Spot each line that carries the word "this"; copy those lines.

(Items from a data source)
________________________
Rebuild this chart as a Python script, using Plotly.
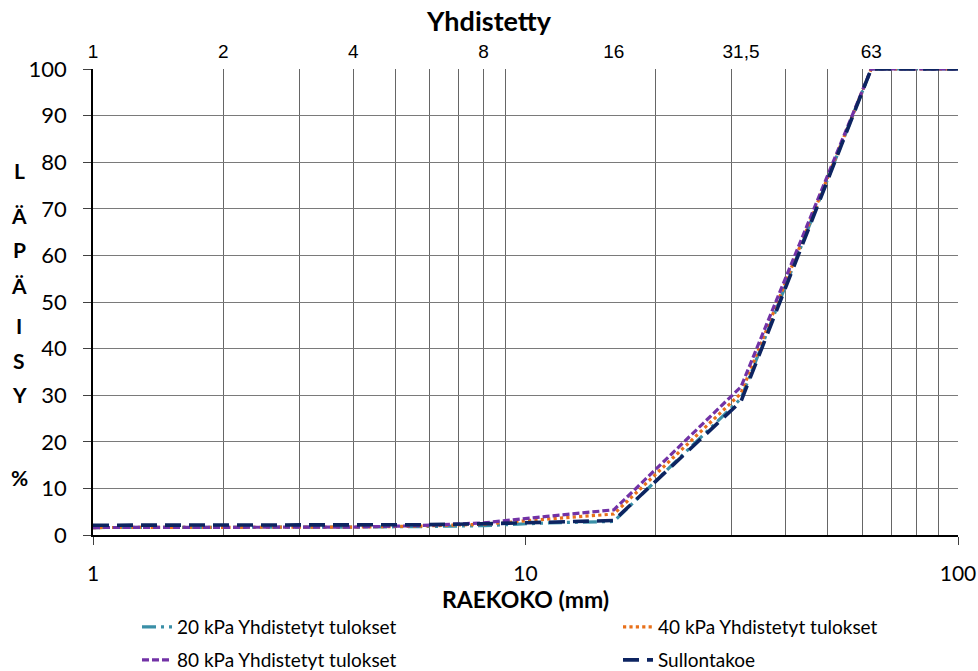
import plotly.graph_objects as go

# Sieve sizes (mm)
sieve = [1, 2, 4, 5.6, 8, 11.2, 16, 31.5, 63, 90, 125]

# Passing percentages
kpa20 = [1.6, 1.6, 1.7, 1.8, 2.0, 2.6, 2.9, 29.3, 100, 100, 100]
kpa40 = [1.6, 1.6, 1.7, 1.9, 2.3, 3.4, 4.5, 30.4, 100, 100, 100]
kpa80 = [1.6, 1.6, 1.7, 2.0, 2.6, 4.0, 5.4, 31.8, 100, 100, 100]
sullontakoe = [2.1, 2.1, 2.1, 2.2, 2.4, 2.8, 3.1, 28.7, 100, 100, 100]

names = ["20 kPa Yhdistetyt tulokset", "40 kPa Yhdistetyt tulokset",
         "80 kPa Yhdistetyt tulokset", "Sullontakoe"]

top_ticks = [1, 2, 4, 8, 16, 31.5, 63]
top_labels = ["1", "2", "4", "8", "16", "31,5", "63"]
y_ticks = list(range(0, 101, 10))
minor_grid = [2, 3, 4, 5, 6, 7, 8, 9, 20, 30, 40, 50, 60, 70, 80, 90]
ylabel_letters = ["L", "Ä", "P", "Ä", "I", "S", "Y", "%"]

W, H = 978, 671
L, R, T, B = 93, 20, 69, 136
plot_w = W - L - R
plot_h = H - T - B

font_main = "Lato, Carlito, Calibri, sans-serif"

fig = go.Figure()
styles = [
    dict(color="#3A8FA7", width=3.2, dash="14px,5px,3px,5px,3px,5px"),
    dict(color="#E8701A", width=3.2, dash="dot"),
    dict(color="#7232A6", width=3.2, dash="7px,3px"),
    dict(color="#0D2461", width=3.6, dash="16px,8px"),
]
legend_ids = ["legend", "legend2", "legend3", "legend4"]
for nm, ys, st, lg in zip(names, [kpa20, kpa40, kpa80, sullontakoe], styles, legend_ids):
    fig.add_trace(go.Scatter(x=sieve, y=ys, mode="lines", name=nm, line=st, legend=lg))

# invisible trace for top axis
fig.add_trace(go.Scatter(x=top_ticks, y=[None] * len(top_ticks), xaxis="x2",
                         showlegend=False, hoverinfo="skip"))

# legend placement (pixels: left edge x, row centre y)
leg_pos = [(137, 627), (618, 627), (137, 660), (618, 660)]
legend_layouts = {}
for lg, (px, py) in zip(legend_ids, leg_pos):
    legend_layouts[lg] = dict(
        x=px / W, xref="container", xanchor="left",
        y=1 - py / H, yref="container", yanchor="middle",
        font=dict(family=font_main, size=19, color="black"),
        bgcolor="rgba(0,0,0,0)", borderwidth=0,
    )

fig.update_layout(
    width=W, height=H,
    margin=dict(l=L, r=R, t=T, b=B, autoexpand=False),
    plot_bgcolor="white", paper_bgcolor="white",
    title=dict(text="<b>Yhdistetty</b>", x=0.5, xref="container", xanchor="center",
               y=1 - 22 / H, yref="container", yanchor="middle",
               font=dict(family=font_main, size=27, color="black")),
    xaxis=dict(type="log", range=[0, 2], tickvals=[1, 10, 100], ticktext=["1", "10", "100"],
               showgrid=False, showline=True, linecolor="black", linewidth=1.5,
               ticks="outside", ticklen=8, tickcolor="#404040", ticklabelstandoff=11,
               tickfont=dict(family=font_main, size=21, color="black"),
               minor=dict(tickvals=minor_grid, showgrid=True, gridcolor="#666666", gridwidth=1),
               title=dict(text="<b>RAEKOKO (mm)</b>", standoff=2,
                          font=dict(family=font_main, size=23, color="black")),
               zeroline=False),
    xaxis2=dict(type="log", range=[0, 2], overlaying="x", side="top",
                tickvals=top_ticks, ticktext=top_labels, showgrid=False,
                tickfont=dict(family="Liberation Sans, Arial", size=19, color="black"),
                ticks="", showline=False, ticklabelstandoff=6),
    yaxis=dict(range=[0, 100], tickvals=y_ticks, showgrid=True, gridcolor="#7a7a7a", gridwidth=1,
               showline=True, linecolor="black", linewidth=1.5, ticks="outside", ticklen=8,
               tickcolor="#404040", zeroline=False, ticklabelstandoff=12,
               tickfont=dict(family=font_main, size=22, color="black")),
    showlegend=True,
    **legend_layouts,
)

ypos = [170, 215, 250, 285, 325, 360, 395, 477]
for letter, yp in zip(ylabel_letters, ypos):
    fig.add_annotation(text="<b>" + letter + "</b>",
                       x=(19 - L) / plot_w, y=(H - B - yp) / plot_h,
                       xref="paper", yref="paper", xanchor="center", yanchor="middle",
                       showarrow=False, font=dict(family=font_main, size=21, color="black"))

fig.write_html("out.html", config={"displayModeBar": False})

# remove the browser's default page margin so the figure sits at the window origin
with open("out.html", encoding="utf-8") as f:
    html = f.read()
html = html.replace("<head>", "<head><style>html,body{margin:0;padding:0;overflow:hidden;}</style>", 1)
with open("out.html", "w", encoding="utf-8") as f:
    f.write(html)
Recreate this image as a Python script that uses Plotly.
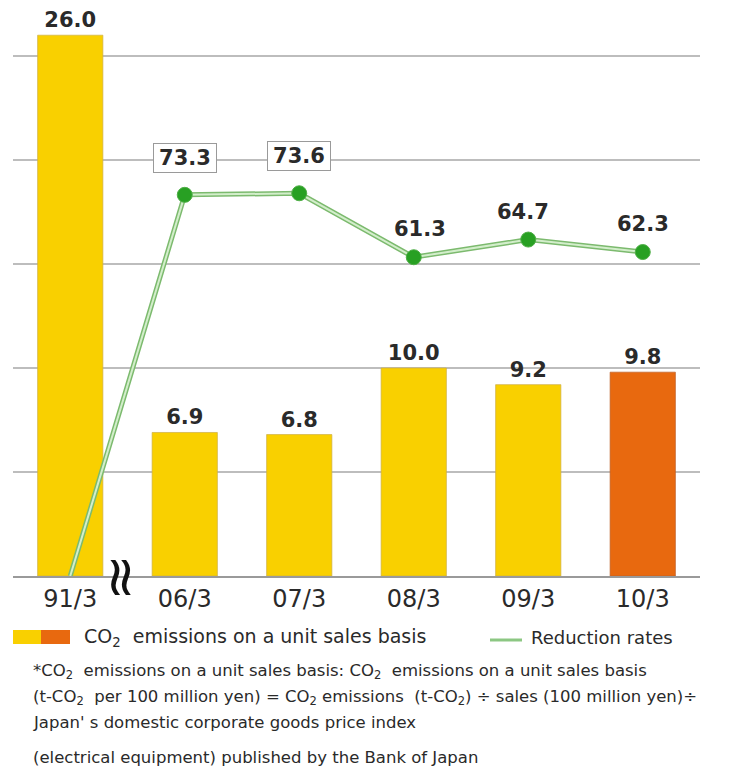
________________________
Task answer.
Rebuild this chart as a Python script, using Plotly.
Recreate this image as a Python script that uses Plotly.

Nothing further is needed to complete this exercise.